To solve any logarithmic equation efficiently, the first step is often to isolate the logarithmic function. This means getting the log by itself on one side of the equation.

In our exercise \(6 \ln (2 x)=30\), we started by dividing both sides by 6 to accomplish exactly that, resulting in \(\ln (2x) = 5\). This step clears the path for converting the log into its exponential counterpart without additional coefficients or numbers in the way.

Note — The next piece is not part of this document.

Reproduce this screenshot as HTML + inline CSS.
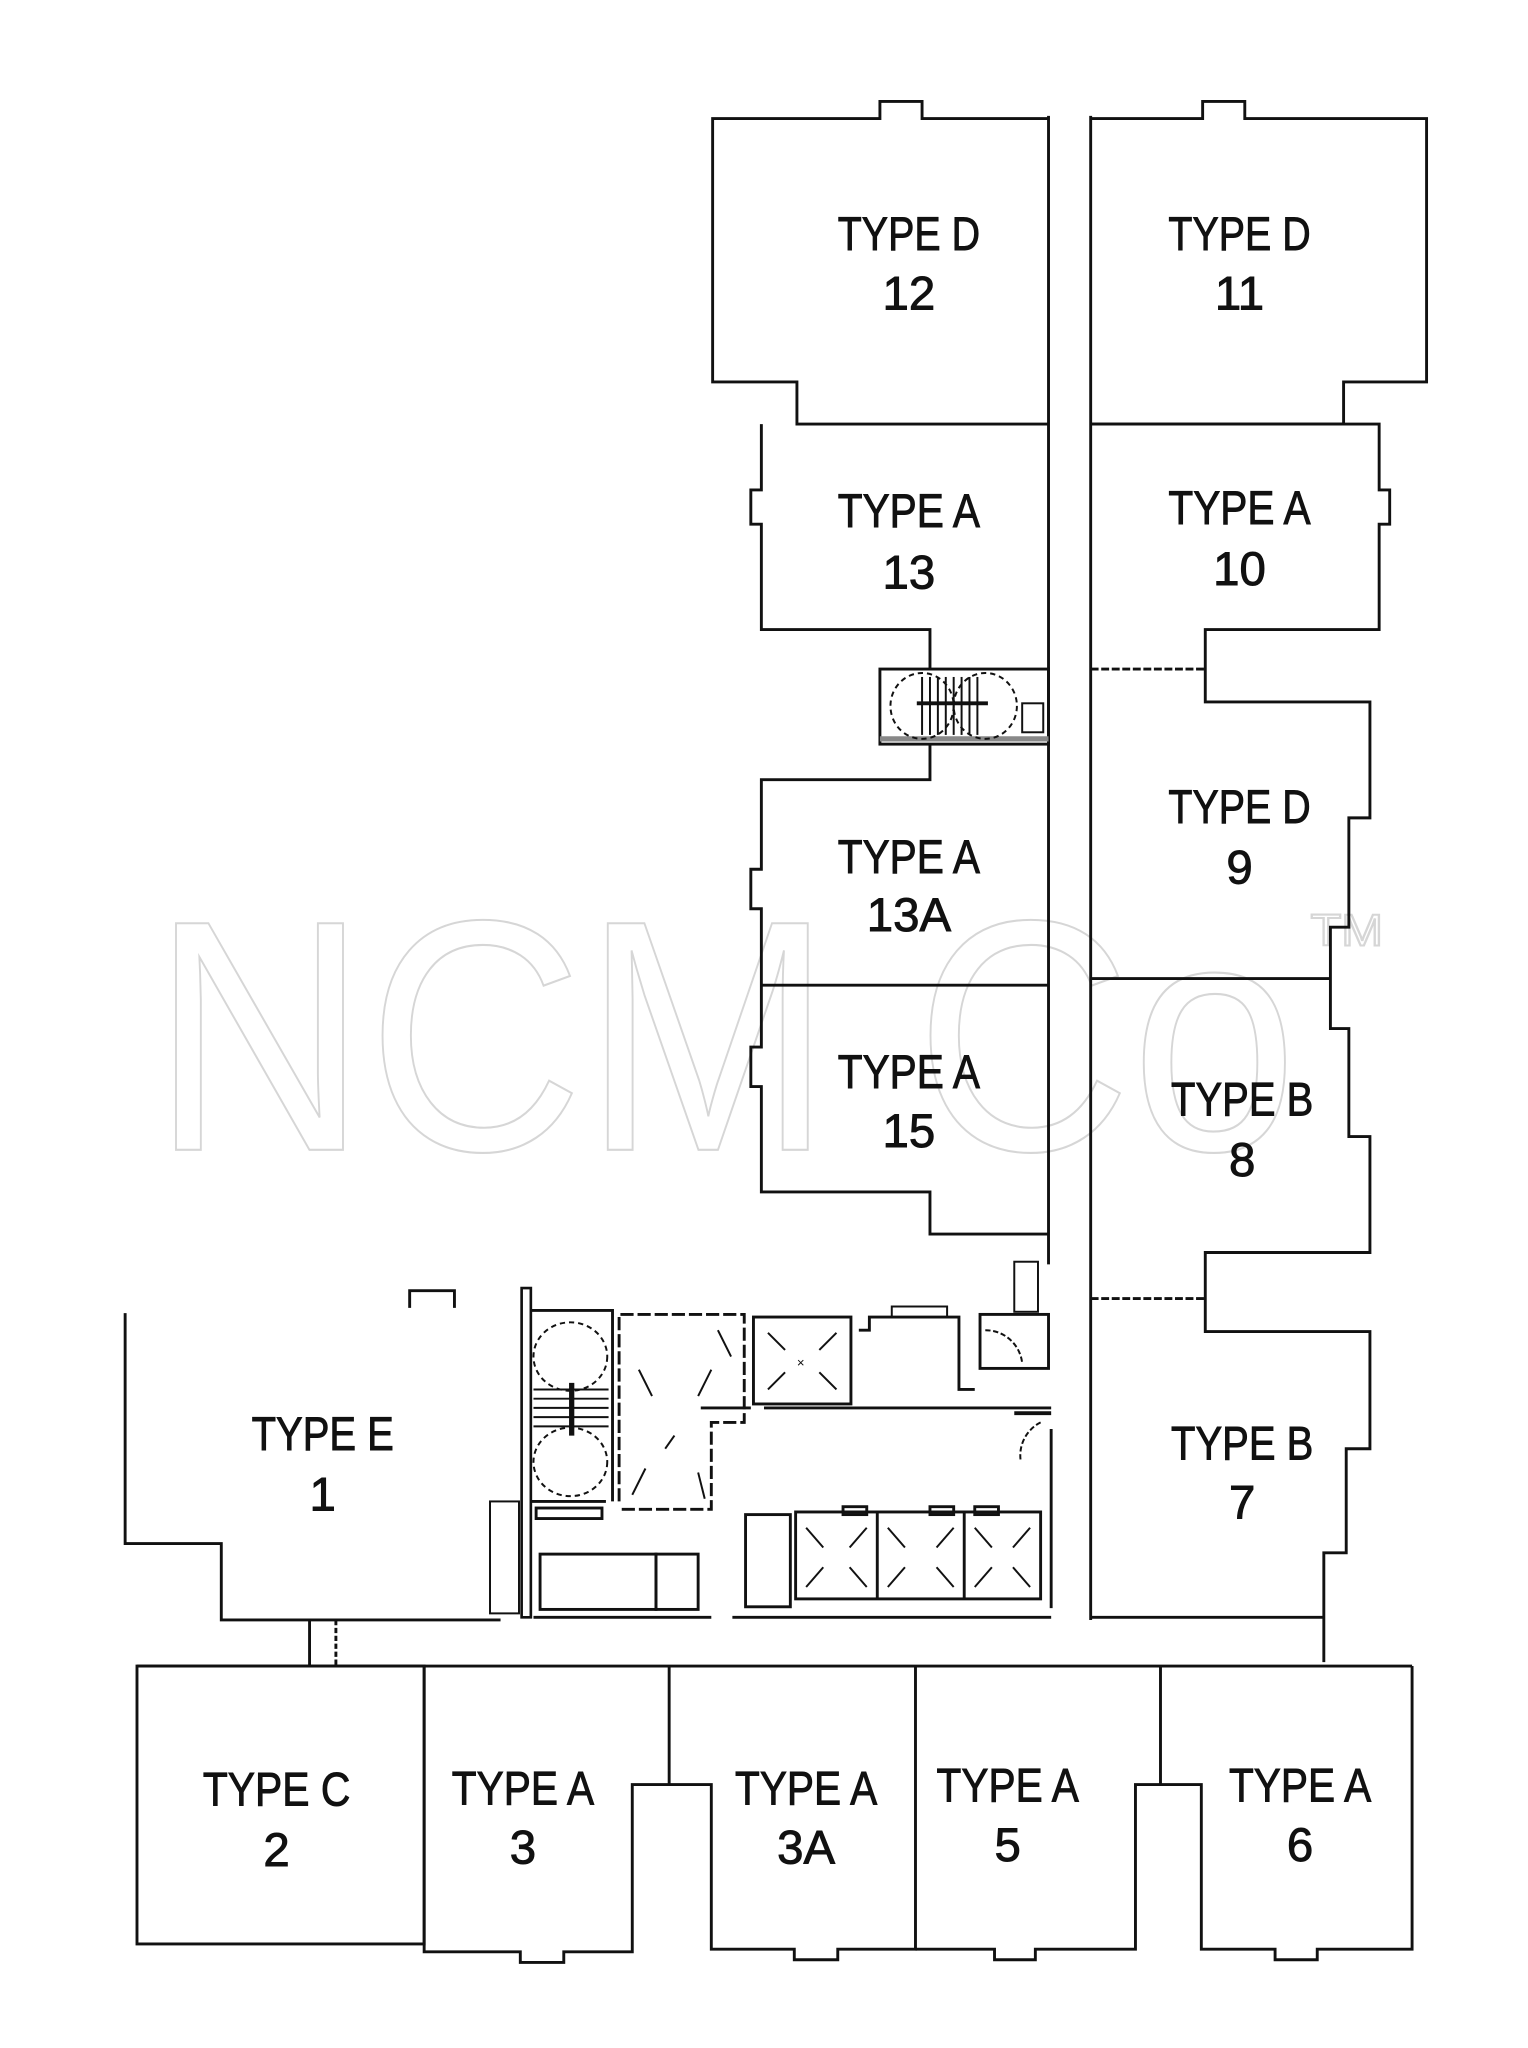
<!DOCTYPE html>
<html><head><meta charset="utf-8"><style>
html,body{margin:0;padding:0;background:#fff;}
svg{display:block;}
text{font-family:"Liberation Sans",sans-serif;}
</style></head><body>
<svg width="1528" height="2048" viewBox="0 0 1160 1555" preserveAspectRatio="none" xmlns="http://www.w3.org/2000/svg">
<rect width="1160" height="1555" fill="#fff"/>
<!-- watermark -->
<g fill="#fff" stroke="#d6d6d6" stroke-width="1.6">
<text x="115" y="873" font-size="250" textLength="870" lengthAdjust="spacingAndGlyphs">NCM Co</text>
<text x="995" y="718" font-size="34" textLength="55" lengthAdjust="spacingAndGlyphs">TM</text>
</g>
<g fill="none" stroke="#111" stroke-width="2.2" stroke-linejoin="miter">
<!-- corridor -->
<line x1="796" y1="88" x2="796" y2="960"/>
<line x1="828" y1="88" x2="828" y2="1230"/>
<!-- Type D 12 -->
<polyline points="796,90 700,90 700,77 668,77 668,90 541,90 541,290 605,290 605,322 796,322"/>
<!-- Type D 11 -->
<polyline points="828,90 913,90 913,77 945,77 945,90 1083,90 1083,290 1020,290 1020,322 828,322"/>
<!-- Type A 13 -->
<polyline points="578,322 578,372 570,372 570,398 578,398 578,478 706,478 706,508"/>
<!-- stair -->
<rect x="668" y="508" width="128" height="57"/>
<line x1="668" y1="561" x2="796" y2="561" stroke="#888" stroke-width="4"/>
<ellipse cx="700" cy="536" rx="24" ry="25" stroke-dasharray="4,3" stroke-width="1.5"/>
<ellipse cx="748" cy="536" rx="24" ry="25" stroke-dasharray="4,3" stroke-width="1.5"/>
<g stroke-width="1.5"><line x1="700" y1="514" x2="700" y2="558"/><line x1="706" y1="514" x2="706" y2="558"/><line x1="712" y1="514" x2="712" y2="558"/><line x1="718" y1="514" x2="718" y2="558"/><line x1="724" y1="514" x2="724" y2="558"/><line x1="730" y1="514" x2="730" y2="558"/><line x1="736" y1="514" x2="736" y2="558"/><line x1="742" y1="514" x2="742" y2="558"/></g>
<line x1="696" y1="534" x2="750" y2="534" stroke-width="3"/>
<rect x="776" y="534" width="16" height="22" stroke-width="1.5"/>
<!-- Type A 13A / 15 -->
<polyline points="706,565 706,592 578,592 578,660 570,660 570,690 578,690 578,795 570,795 570,825 578,825 578,905 706,905 706,937 796,937"/>
<line x1="578" y1="748" x2="796" y2="748"/>
<!-- Type A 10, D9, B8, B7 -->
<polyline points="828,322 1047,322 1047,372 1055,372 1055,398 1047,398 1047,478 915,478 915,533 1040,533 1040,621 1024,621 1024,704 1010,704 1010,781 1024,781 1024,863 1040,863 1040,951 915,951 915,1011 1040,1011 1040,1100 1022,1100 1022,1179 1005,1179 1005,1262"/>
<line x1="828" y1="1228" x2="1005" y2="1228"/>
<line x1="828" y1="508" x2="915" y2="508" stroke-dasharray="6,2"/>
<line x1="828" y1="743" x2="1010" y2="743"/>
<line x1="828" y1="986" x2="915" y2="986" stroke-dasharray="6,2"/>
<!-- Type E -->
<polyline points="95,997 95,1172 168,1172 168,1230 380,1230"/>
<polyline points="311,993 311,980 345,980 345,993"/>
<line x1="235" y1="1230" x2="235" y2="1265"/>
<line x1="255" y1="1230" x2="255" y2="1265" stroke-dasharray="4,2"/>
<!-- core -->
<rect x="396" y="978" width="7" height="250" stroke-width="2"/>
<polyline points="403,995 465,995 465,1140"/>
<line x1="403" y1="1140" x2="460" y2="1140"/>
<ellipse cx="433" cy="1030" rx="28" ry="26" stroke-dasharray="4,3" stroke-width="1.5"/>
<ellipse cx="433" cy="1110" rx="28" ry="26" stroke-dasharray="4,3" stroke-width="1.5"/>
<g stroke-width="1.5"><line x1="405" y1="1055" x2="462" y2="1055"/><line x1="405" y1="1062" x2="462" y2="1062"/><line x1="405" y1="1069" x2="462" y2="1069"/><line x1="405" y1="1076" x2="462" y2="1076"/><line x1="405" y1="1083" x2="462" y2="1083"/></g>
<line x1="434" y1="1050" x2="434" y2="1090" stroke-width="4"/>
<polyline points="470,1140 470,998 565,998 565,1080 540,1080 540,1146 470,1146" stroke-dasharray="10,3"/>
<g stroke-width="1.5"><line x1="485" y1="1040" x2="495" y2="1060"/><line x1="530" y1="1060" x2="540" y2="1040"/><line x1="505" y1="1100" x2="512" y2="1090"/><line x1="480" y1="1135" x2="490" y2="1115"/><line x1="530" y1="1118" x2="535" y2="1138"/><line x1="545" y1="1010" x2="555" y2="1030"/></g>
<rect x="572" y="1000" width="74" height="66"/>
<g stroke-width="1.5"><line x1="583" y1="1012" x2="596" y2="1025"/><line x1="635" y1="1012" x2="622" y2="1025"/><line x1="583" y1="1055" x2="596" y2="1042"/><line x1="635" y1="1055" x2="622" y2="1042"/></g>
<text x="605" y="1038" font-size="10" fill="#111" stroke="none">×</text>
<polyline points="652,1010 660,1010 660,1000 728,1000 728,1055 740,1055"/>
<rect x="677" y="992" width="42" height="8" stroke-width="1.5"/>
<rect x="744" y="998" width="52" height="41"/>
<rect x="770" y="958" width="18" height="38" stroke-width="1.5"/>
<path d="M748,1010 A28,28 0 0 1 776,1035" stroke-width="1.5" stroke-dasharray="4,2"/>
<polyline points="532,1069 570,1069"/>
<polyline points="580,1069 798,1069"/>
<line x1="770" y1="1073" x2="798" y2="1073" stroke-width="3"/>
<path d="M790,1080 A28,28 0 0 0 775,1110" stroke-width="1.5" stroke-dasharray="4,2"/>
<line x1="798" y1="1085" x2="798" y2="1221"/>
<rect x="604" y="1148" width="186" height="66"/>
<line x1="666" y1="1148" x2="666" y2="1214"/>
<line x1="732" y1="1148" x2="732" y2="1214"/>
<g stroke-width="1.5">
<line x1="612" y1="1160" x2="625" y2="1175"/><line x1="658" y1="1160" x2="645" y2="1175"/><line x1="612" y1="1205" x2="625" y2="1190"/><line x1="658" y1="1205" x2="645" y2="1190"/>
<line x1="674" y1="1160" x2="687" y2="1175"/><line x1="724" y1="1160" x2="711" y2="1175"/><line x1="674" y1="1205" x2="687" y2="1190"/><line x1="724" y1="1205" x2="711" y2="1190"/>
<line x1="740" y1="1160" x2="753" y2="1175"/><line x1="782" y1="1160" x2="769" y2="1175"/><line x1="740" y1="1205" x2="753" y2="1190"/><line x1="782" y1="1205" x2="769" y2="1190"/>
</g>
<rect x="566" y="1150" width="34" height="70"/>
<rect x="640" y="1144" width="18" height="6"/><rect x="706" y="1144" width="18" height="6"/><rect x="740" y="1144" width="18" height="6"/>
<rect x="407" y="1145" width="50" height="8"/>
<rect x="410" y="1180" width="88" height="42"/>
<rect x="498" y="1180" width="32" height="42"/>
<rect x="372" y="1140" width="22" height="85" stroke-width="1.5"/>
<line x1="405" y1="1228" x2="540" y2="1228"/>
<line x1="556" y1="1228" x2="798" y2="1228"/>
<!-- bottom row -->
<line x1="104" y1="1265" x2="1072" y2="1265"/>
<rect x="104" y="1265" width="218" height="211"/>
<polyline points="322,1265 322,1482 395,1482 395,1490 428,1490 428,1482 480,1482 480,1355 508,1355 508,1265"/>
<polyline points="508,1355 540,1355 540,1480 603,1480 603,1488 636,1488 636,1480 695,1480 695,1265"/>
<polyline points="695,1480 755,1480 755,1488 786,1488 786,1480 862,1480 862,1355 881,1355 881,1265"/>
<polyline points="881,1355 912,1355 912,1480 968,1480 968,1488 1000,1488 1000,1480 1072,1480 1072,1265"/>
</g>
<g fill="#111" stroke="#111" stroke-width="0.7" font-size="36" text-anchor="middle">
<text x="690" y="190" textLength="108" lengthAdjust="spacingAndGlyphs">TYPE D</text><text x="690" y="235">12</text>
<text x="941" y="190" textLength="108" lengthAdjust="spacingAndGlyphs">TYPE D</text><text x="941" y="235">11</text>
<text x="690" y="400" textLength="108" lengthAdjust="spacingAndGlyphs">TYPE A</text><text x="690" y="447">13</text>
<text x="941" y="398" textLength="108" lengthAdjust="spacingAndGlyphs">TYPE A</text><text x="941" y="444">10</text>
<text x="941" y="625" textLength="108" lengthAdjust="spacingAndGlyphs">TYPE D</text><text x="941" y="671">9</text>
<text x="690" y="663" textLength="108" lengthAdjust="spacingAndGlyphs">TYPE A</text><text x="690" y="707">13A</text>
<text x="690" y="826" textLength="108" lengthAdjust="spacingAndGlyphs">TYPE A</text><text x="690" y="871">15</text>
<text x="943" y="847" textLength="108" lengthAdjust="spacingAndGlyphs">TYPE B</text><text x="943" y="893">8</text>
<text x="943" y="1108" textLength="108" lengthAdjust="spacingAndGlyphs">TYPE B</text><text x="943" y="1153">7</text>
<text x="245" y="1101" textLength="108" lengthAdjust="spacingAndGlyphs">TYPE E</text><text x="245" y="1147">1</text>
<text x="210" y="1371" textLength="112" lengthAdjust="spacingAndGlyphs">TYPE C</text><text x="210" y="1417">2</text>
<text x="397" y="1370" textLength="108" lengthAdjust="spacingAndGlyphs">TYPE A</text><text x="397" y="1415">3</text>
<text x="612" y="1370" textLength="108" lengthAdjust="spacingAndGlyphs">TYPE A</text><text x="612" y="1415">3A</text>
<text x="765" y="1368" textLength="108" lengthAdjust="spacingAndGlyphs">TYPE A</text><text x="765" y="1413">5</text>
<text x="987" y="1368" textLength="108" lengthAdjust="spacingAndGlyphs">TYPE A</text><text x="987" y="1413">6</text>
</g>
</svg>
</body></html>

Isolation is a pivotal strategy because it untangles the log from other elements of the equation, refining it to its most workable form.

Once you solve the logarithmic equation and find the exact value for \(x\), the next step might be to express that answer in a more understandable decimal form, especially when dealing with real-world applications.

In the case of the equation we've been examining, once we have the exact solution \(x = \frac{e^5}{2}\), obtaining a decimal approximation involves using a calculator. By doing so, we can compute \(x\) to be approximately 74.21, correct to two decimal places. Decimal approximations are valuable for interpretation and practical use, providing a clearer, numerical understanding of the magnitude of the solution.